Двусмысленность здесь не проистекает из смешения двух понятий, двух субстанций или двух свойств. Это не та двусмысленность, которая возникает в уже появившемся мире. Тем более, она не есть смешение бытия и небытия. То, что является, вовсе не превращается в ничто. Но явленность, которая не есть ничто, не есть и бытие, хотя бы интериорное; на самом деле она никоим образом не есть «в-себе». Она возникает словно из насмешки. Мы потешаемся над тем, кому на мгновение почудилась реальность, блистающая в своей явленности, как если бы это была сама кожа бытия. Ведь врожденное, последнее уже покидает эту кожу, где оно сверкало в своей наготе, как оболочку, которая его возвещает, скрывает, повторяет его очертания или деформирует его. Сомнение, которое рождается благодаря этой постоянно возобновляющейся двусмысленности и конституирует само появление феномена, не ставит здесь вопроса о зоркости взгляда, который неправомерно смешивал бы весьма различные существа в абсолютно однозначном мире; сомнение не примешивает сюда и вопроса о постоянстве форм этого мира, которые на самом деле были бы непрерывно увлекаемы будущим. Оно касается подлинности того, что является, как если бы в этом безмолвном и нерешительном появлении ложь обманывала себя, как если бы опасность заблуждения проистекала от самого заблуждения, а безмолвие было бы всего лишь формой говорения.
Безмолвный мир — это мир, который приходит к нам от другого, будь то даже злой гений. Его двусмысленность переходит в насмешку. Безмолвие, стало быть, не есть просто отсутствие речи; внутри безмолвия живет слово, как предательски сдерживаемый смех. Оно — изнанка говорения: собеседник подал знак, но знак этот нельзя истолковать; и вот в результате — пугающее безмолвие. Для другого слово заключается в том, что оно поддерживает посланные сигналы, что оно присутствует при собственном проявлении с помощью знаков, что своим присутствием оно устраняет двусмысленность.
Лживое слово злого гения не противостоит слову правдивому. Ложь находится в промежутке между иллюзией и серьезностью, где укрылся сомневающийся субъект. Ложь злого гения — за пределами любой лжи. Разумеется, говорящий человек может спрятаться за обычной ложью, но притворство остается в словах и, следовательно, может быть опровергнуто. Изнанка языка — это как бы смех, раскаты которого многократно повторяются, когда одна мистификация накладывается на другую, никогда не соприкасаясь с реальным языком и никогда не начиная сначала.
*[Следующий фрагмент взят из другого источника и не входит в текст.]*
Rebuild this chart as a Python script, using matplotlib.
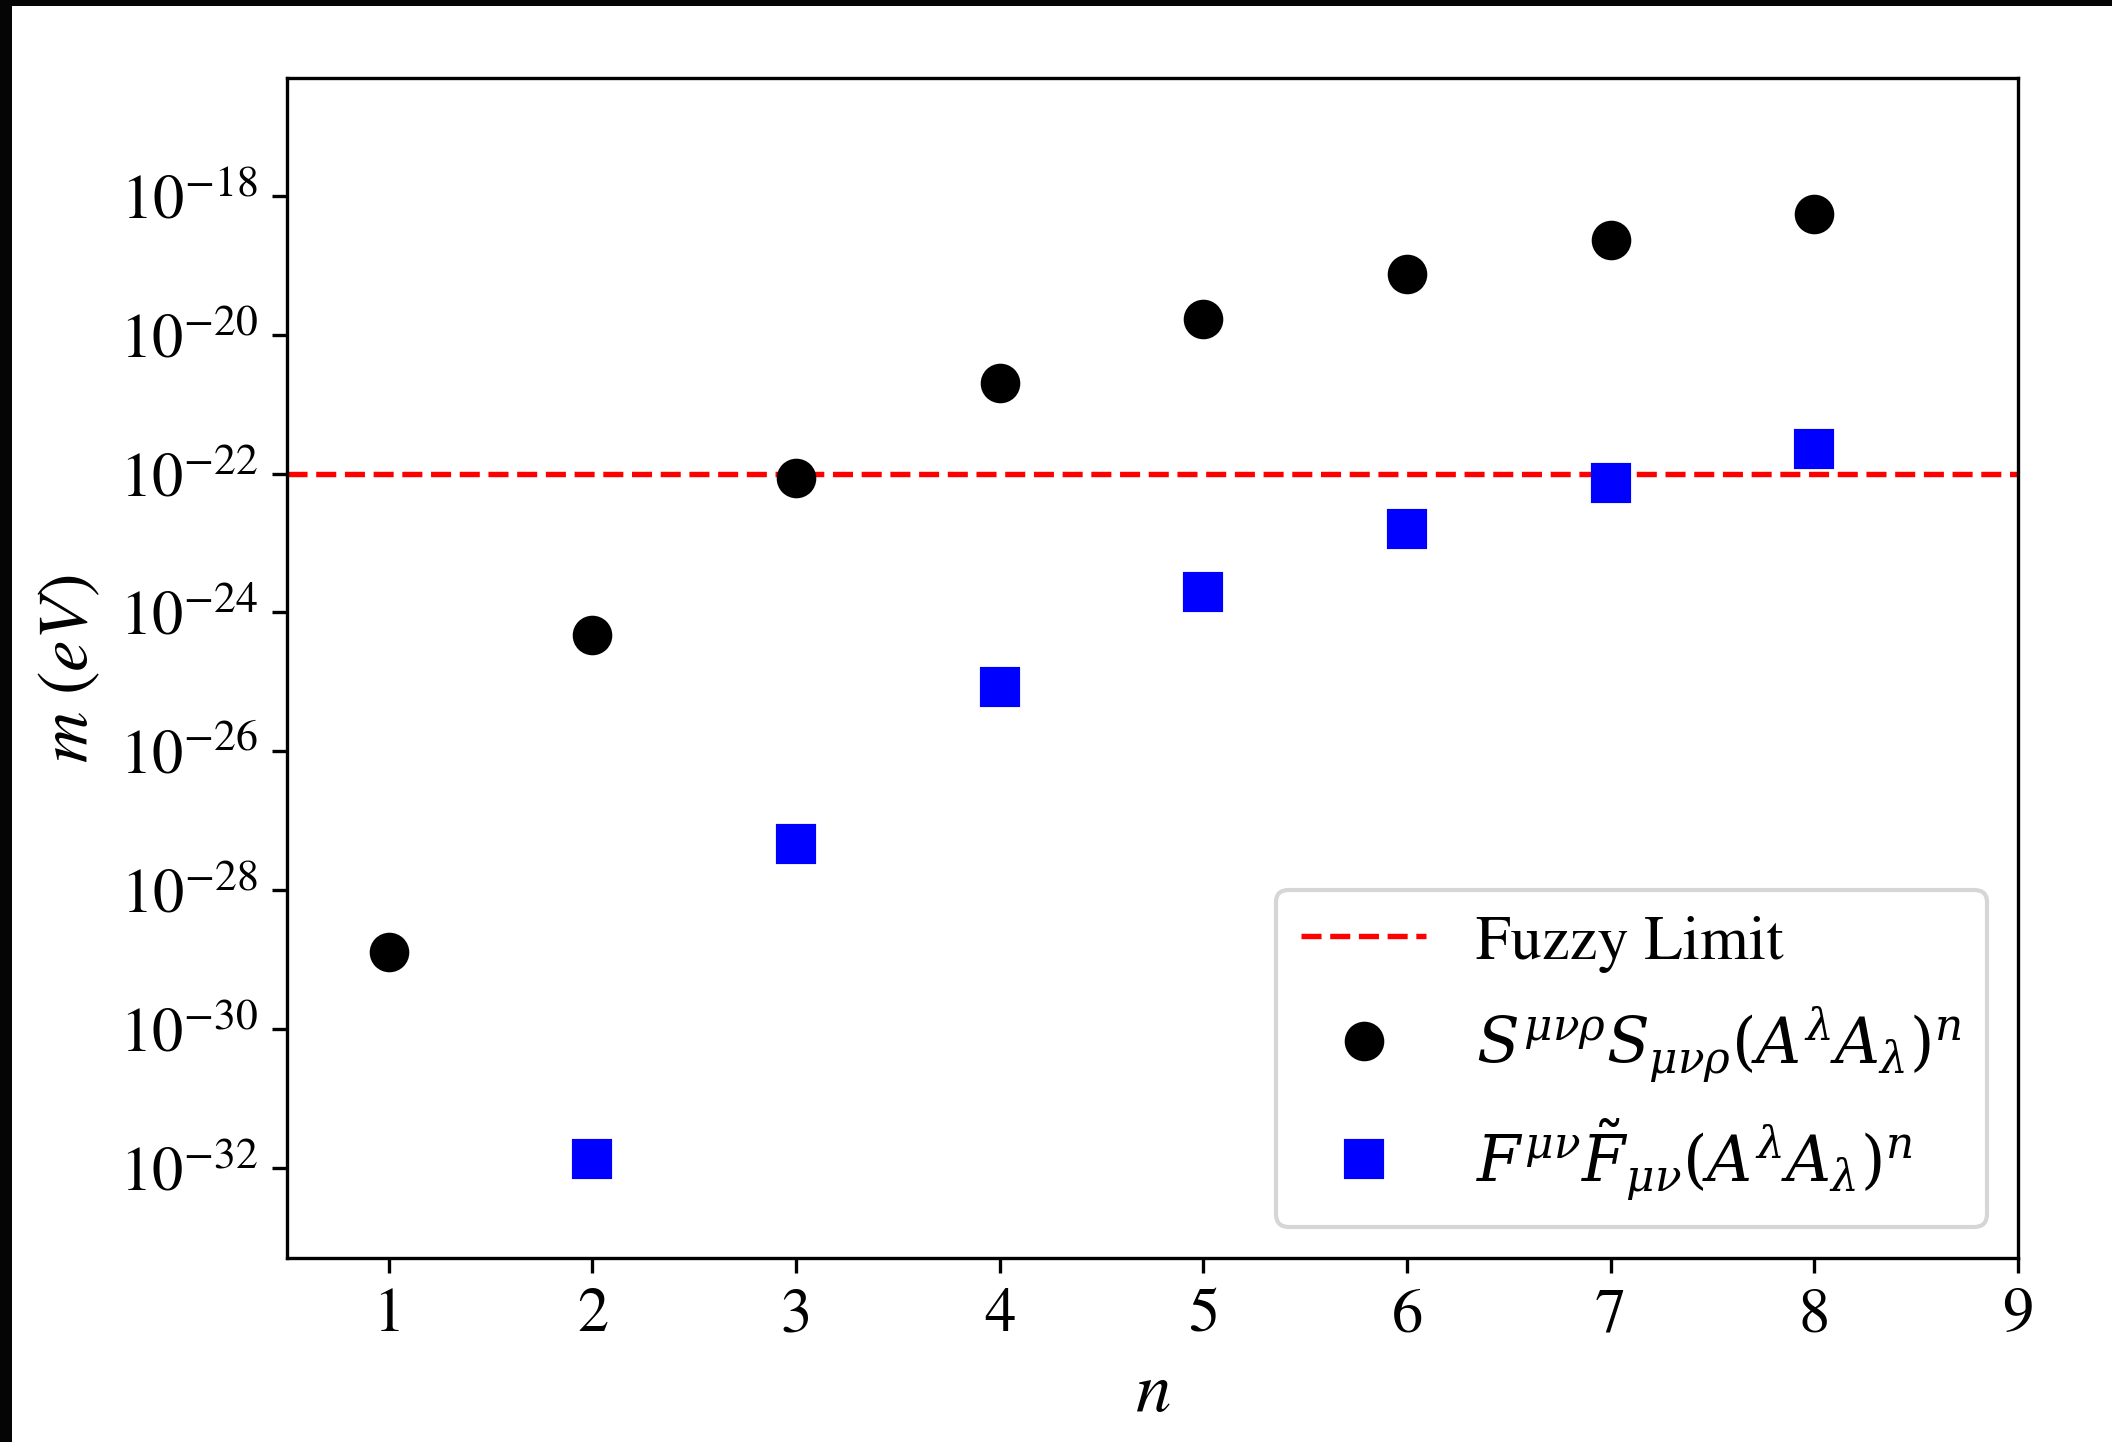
import matplotlib
matplotlib.use('Agg')
import matplotlib.pyplot as plt
from matplotlib.patches import Rectangle

plt.rcParams['font.family'] = 'STIXGeneral'
plt.rcParams['mathtext.fontset'] = 'stix'

# data (log10 of m in eV)
n_s = [1, 2, 3, 4, 5, 6, 7, 8]
log_m_s = [-28.89, -24.33, -22.06, -20.70, -19.78, -19.12, -18.63, -18.26]

n_f = [2, 3, 4, 5, 6, 7, 8]
log_m_f = [-31.88, -27.33, -25.07, -23.71, -22.80, -22.14, -21.65]

fuzzy_limit = 1e-22

m_s = [10 ** v for v in log_m_s]
m_f = [10 ** v for v in log_m_f]

fig = plt.figure(figsize=(7.04, 4.81), dpi=300)
ax = fig.add_axes([0.1359, 0.1275, 0.9555 - 0.1359, 0.9453 - 0.1275])

ax.axhline(fuzzy_limit, color='red', linestyle='--', linewidth=1.3, label='Fuzzy Limit')
ax.plot(n_s, m_s, 'o', color='black', markersize=8.5,
        label=r'$S^{\mu\nu\rho}S_{\mu\nu\rho}(A^{\lambda}A_{\lambda})^n$')
ax.plot(n_f, m_f, 's', color='blue', markersize=8.5,
        label=r'$F^{\mu\nu}\tilde{F}_{\mu\nu}(A^{\lambda}A_{\lambda})^n$')

ax.set_yscale('log')
ax.set_xlim(0.5, 9)
ax.set_ylim(5e-34, 5e-17)
ax.set_xticks(range(1, 10))
ax.tick_params(labelsize=15)

ax.set_xlabel(r'$n$', fontsize=17)
ax.set_ylabel(r'$m\ (eV)$', fontsize=17)

ax.legend(loc='lower right', prop={'size': 15, 'math_fontfamily': 'dejavuserif'})

# black screenshot border on top and left
fig.patches.append(Rectangle((0, 1 - 7 / 1443), 1, 7 / 1443, transform=fig.transFigure,
                             facecolor='#050505', edgecolor='none', zorder=10))
fig.patches.append(Rectangle((0, 0), 12 / 2112, 1, transform=fig.transFigure,
                             facecolor='#050505', edgecolor='none', zorder=10))

fig.savefig('out.png', dpi=300)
Зрелище, которое являет собой безмолвный мир фактов, завораживает: каждое явление маскирует, мистифицирует до бесконечности, делая реальность невозможной. Такова ситуация, которую создают эти ухмыляющиеся существа, общающиеся друг с другом сквозь лабиринты, существа, которых Шекспир и Гете вывели в сценах с ведьмами, где речь держит антиязык и где ответить значило бы стать предметом насмешек.
б) Выражение — это основа
Двусмысленность проявления преодолевается через Выражение, представление мне иного, что является изначальным событием «означения» (signification). Понять значение не предполагает двигаться от одного члена отношения к другому либо узреть внутри того, что дано, некие отношения. Принять данное — значит уже принять его как то, что может научить, как выражение Иного. Речь не идет о том, чтобы мифически предположить бога, заявляющего о себе через свой мир: мир становится нашей темой (и в силу этого нашим объектом), как бы предложенной нам, он исходит от изначального обучения; в его лоне развивается и сама научная деятельность, в которой он нуждается. Мир дается нам в языке другого, его приносят предложения. Иной — вот основа феномена. Феномен не выводится из Иного: мы не обретаем его, восходя от знака, каковым является вещь, к собеседнику, посылающему этот знак путем, аналогичным тому, который ведет нас от видимости к вещи в себе. Ведь дедукция — это способ мышления, который применяется к уже данным объектам. Собеседник не может быть выведен с помощью дедукции, поскольку отношение между ним и мною предполагается любым доказательством. Оно предполагается любым символизмом, и не только потому, что следует условиться относительно этого символа, установить его правила, которые, как отмечает Платон в «Кратиле», не могут образовываться произвольно. Это отношение необходимо уже для тог о, чтобы то, что дано, явилось в виде знака, как знак, указывающий на говорящего, — чем бы ни было то, что обозначено этим знаком, пусть даже оно вообще не поддается расшифровке. Данное, хотя бы только для того, чтобы быть таковым, должно функционировать как знак. Тот, кто с помощью знака указывает на себя в качестве означающего этот знак, не является обозначаемым этим знаком: он высвобождает знак, отдает его. То, что дано, отсылает к дающему, но такая отсылка не является причинностью, она не есть и отношение знака к своему значению. Далее мы скажем об этом подробнее.